There is no single best steel. For price-driven programs, 5Cr15MoV is acceptable. For mainstream outdoor retail, 8Cr13MoV and 14C28N are stronger choices. 440C is still common, and D2 works if corrosion exposure is limited. For most buyers, the practical target is HRC 56–60, with the factory holding a narrow band. If you want a tougher field knife, choose a slightly softer stainless; if you want stronger edge retention, move toward D2 or 14C28N, but make the heat treatment part of the contract.
A simple custom survival knife usually starts around USD 4.20–5.80 FOB. Mid-tier builds with better steel, coated blade, stronger handle, and molded sheath often land in the USD 5.80–7.50 range. Premium configurations can go above USD 8.50 depending on materials and packaging. The unit price changes fast if you add a fire starter, sharpener, gift box, or special finish. To compare quotes correctly, make sure every factory in China is quoting the same steel, same sheath, same logo method, and same carton spec.

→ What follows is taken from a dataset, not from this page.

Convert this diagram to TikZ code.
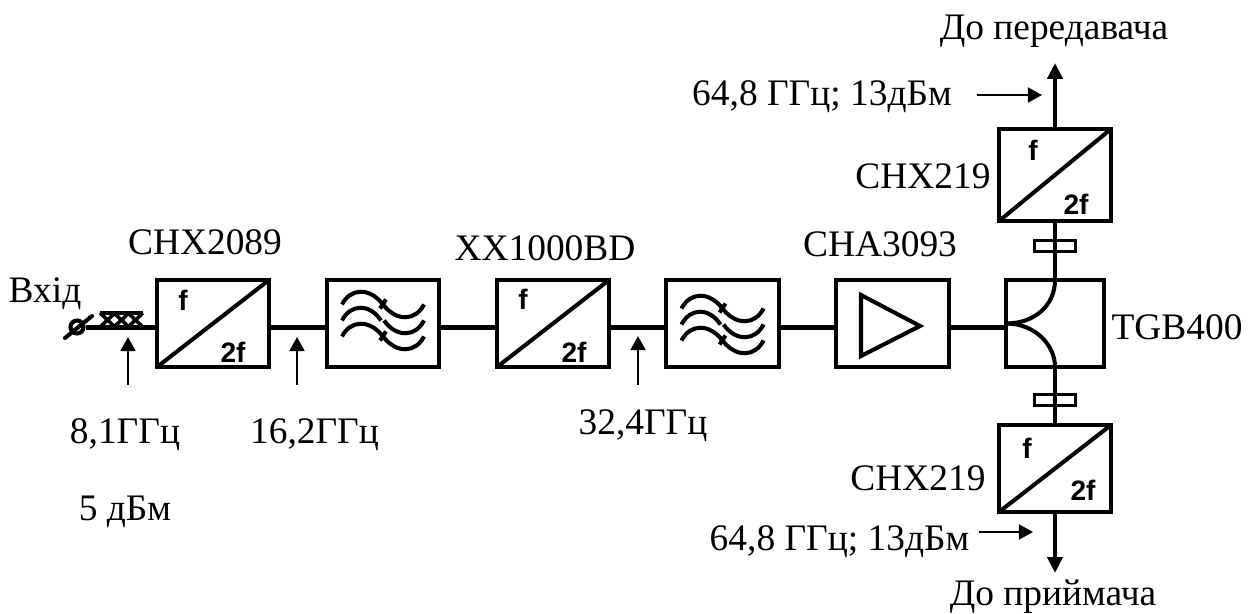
\documentclass[tikz,border=0pt]{standalone}
\usepackage{fontspec}
\setmainfont{Liberation Serif}
\newfontfamily\labelsans{Liberation Sans}
\usetikzlibrary{arrows.meta,calc}
\tikzset{
  px/.style={x=0.02cm,y=-0.02cm},
  wire/.style={line width=2.3pt,line cap=round},
  block/.style={draw,line width=2.3pt,fill=none,inner sep=0pt,outer sep=0pt,rectangle},
  thinarrow/.style={line width=1.2pt,-{Triangle[length=8pt,width=8.5pt]}},
  bigarrow/.style={line width=2.5pt,-{Triangle[length=9pt,width=8.5pt]}},
  lbl/.style={font=\fontsize{21.3pt}{25pt}\selectfont,inner sep=0pt,anchor=base},
  ftext/.style={font=\labelsans\bfseries\fontsize{16pt}{18pt}\selectfont,inner sep=0pt},
}
\newcommand{\mkblock}[5]{% name, left, top, right, bottom
  \node[block,minimum width={(#4-#2)*0.02cm},minimum height={(#5-#3)*0.02cm}] (#1) at ({(#2+#4)/2},{(#3+#5)/2}) {};
}
\newcommand{\mkwaves}[2]{% box name, vertical offset of the first curve
  \begin{scope}[shift={(#1.center)},wire,line cap=butt]
    \foreach \k in {0,1,2}{
      \pgfmathsetmacro{\dy}{#2+16*\k}
      \ifnum\k=1
        \draw (-41,\dy) .. controls (-33,\dy-16) and (-14,\dy-18) .. (-2,\dy);
        \draw (1,\dy) .. controls (14,\dy+18) and (33,\dy+16) .. (41,\dy);
      \else
        \draw (-41,\dy) .. controls (-33,\dy-16) and (-14,\dy-18) .. (0,\dy)
              .. controls (14,\dy+18) and (33,\dy+16) .. (41,\dy);
        \draw (-3,\dy+4) -- (3,\dy-5);
      \fi
    }
  \end{scope}
}
\newcommand{\mkdoubler}[9]{% name,l,t,r,b,fx,fy,2fx,2fy
  \mkblock{#1}{#2}{#3}{#4}{#5}
  \draw[wire,line cap=butt] (#1.south west) -- (#1.north east);
  \node[ftext] (#1f) at (#6,#7) {f};
  \node[ftext] (#1ff) at (#8,#9) {2f};
}
\begin{document}
\begin{tikzpicture}[px]
\useasboundingbox (0,0) rectangle (1250,614);
\coordinate (bus) at (0,327.5);
\coordinate (vert) at (1055,0);
\coordinate (join) at (0,323.5);
% blocks
\mkdoubler{da}{157}{280}{269}{367}{183}{300}{233}{352}
\mkblock{fa}{327}{280}{439}{367}
\mkdoubler{db}{497}{280}{609}{367}{523}{299}{574}{352}
\mkblock{fb}{666}{280}{779}{367}
\mkblock{amp}{836}{280}{949}{367}
\mkblock{tg}{1006}{280}{1104}{367}
\mkdoubler{dt}{999}{129}{1111}{221}{1033}{150}{1076}{204}
\mkdoubler{dl}{999}{425}{1111}{512}{1027}{448}{1083}{490}
\mkwaves{fa}{-19}
\mkwaves{fb}{-15}
% amplifier triangle
\draw[wire,line join=miter,line cap=butt] (861,295) -- (920,326) -- (861,356) -- cycle;
% input connector
\node[draw,circle,line width=2.3pt,minimum size=0.26cm,inner sep=0pt] (inp) at (77,327) {};
\coordinate (slasha) at (65,338);
\coordinate (slashb) at (92,316);
\draw[wire] (slasha) -- (slashb);
\draw[wire,line cap=butt] (100,313) -- (143,313);
\foreach \xa in {100,114,128}{
  \draw[line width=2pt] (\xa,313) -- (\xa+15,327);
  \draw[line width=2pt] (\xa+15,313) -- (\xa,327);
}
% bus
\draw[wire,line cap=butt] (inp.east |- bus) -- (da.west |- bus);
\draw[wire,line cap=butt] (da.east |- bus) -- (fa.west |- bus);
\draw[wire,line cap=butt] (fa.east |- bus) -- (db.west |- bus);
\draw[wire,line cap=butt] (db.east |- bus) -- (fb.west |- bus);
\draw[wire,line cap=butt] (fb.east |- bus) -- (amp.west |- bus);
\draw[wire,line cap=butt] (amp.east |- bus) -- (tg.west |- bus);
% vertical connections
\draw[wire,line cap=butt] (dt.south -| vert) -- (tg.north -| vert);
\draw[wire,line cap=butt] (tg.south -| vert) -- (dl.north -| vert);
\node[block,line width=1.7pt,minimum width=0.82cm,minimum height=0.22cm] (wgt) at (1055,246) {};
\node[block,line width=1.7pt,minimum width=0.82cm,minimum height=0.22cm] (wgl) at (1055,400) {};
\draw[wire,line cap=butt] (tg.north -| vert) .. controls (1055,305) and (1035,323.5) .. (tg.west |- join);
\draw[wire,line cap=butt] (tg.south -| vert) .. controls (1055,345) and (1035,323.5) .. (tg.west |- join);
% outputs
\coordinate (outt) at (1055,63);
\coordinate (outl) at (1055,573);
\draw[bigarrow] (dt.north -| vert) -- (outt);
\draw[bigarrow] (dl.south -| vert) -- (outl);
% markers
\coordinate (m1s) at (128,385); \coordinate (m1e) at (128,337);
\coordinate (m2s) at (297,385); \coordinate (m2e) at (297,337);
\coordinate (m3s) at (638,385); \coordinate (m3e) at (638,336);
\draw[thinarrow] (m1s) -- (m1e);
\draw[thinarrow] (m2s) -- (m2e);
\draw[thinarrow] (m3s) -- (m3e);
% labels
\node[lbl] (t1) at (1054,40) {До передавача};
\node[lbl] (t2) at (822,106) {64,8 ГГц; 13дБм};
\node[lbl] (t3) at (923,189) {CHX219};
\node[lbl] (t4) at (205,254.5) {CHX2089};
\node[lbl] (t5) at (545,260.5) {XX1000BD};
\node[lbl] (t6) at (880,257) {CHA3093};
\node[lbl] (t7) at (45,302.5) {Вхід};
\node[lbl] (t8) at (1177,340) {TGB400};
\node[lbl] (t9) at (125,443) {8,1ГГц};
\node[lbl] (t10) at (314.5,443) {16,2ГГц};
\node[lbl] (t11) at (643,435) {32,4ГГц};
\node[lbl] (t12) at (125,520) {5 дБм};
\node[lbl] (t13) at (918,490.5) {CHX219};
\node[lbl] (t14) at (839.5,550.5) {64,8 ГГц; 13дБм};
\node[lbl] (t15) at (1053,605) {До приймача};
\coordinate (a1s) at (977,95); \coordinate (a1e) at (1042,95);
\coordinate (a2s) at (979,532); \coordinate (a2e) at (1033,532);
\draw[thinarrow] (a1s) -- (a1e);
\draw[thinarrow] (a2s) -- (a2e);
\end{tikzpicture}
\end{document}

At minimum, ask for incoming steel verification, in-process grind checks, hardness testing, and final AQL 2.5 inspection. Critical defects such as blade cracks, loose tang assembly, bad sheath retention, or unsafe sharpness retention should be zero tolerance. You should also request photos of random samples, packing audits, and if possible a third-party pre-shipment inspection. For survival knives, the highest-risk area is heat treatment, so ask for HRC records by lot and not just one sample report.
Yes, most established factories in Yangjiang and other China knife hubs can support private label packaging, barcode labels, inserts, and retail cartons. The only question is scale and speed. If you want a simple hang tag and color box, that is straightforward. If you want retail-ready carton packs, FNSKU labels, and custom inserts, allow extra lead time and budget for packaging setup. Always approve a pre-production pack sample, because a great knife can still arrive with the wrong label, wrong barcode, or poor carton fit.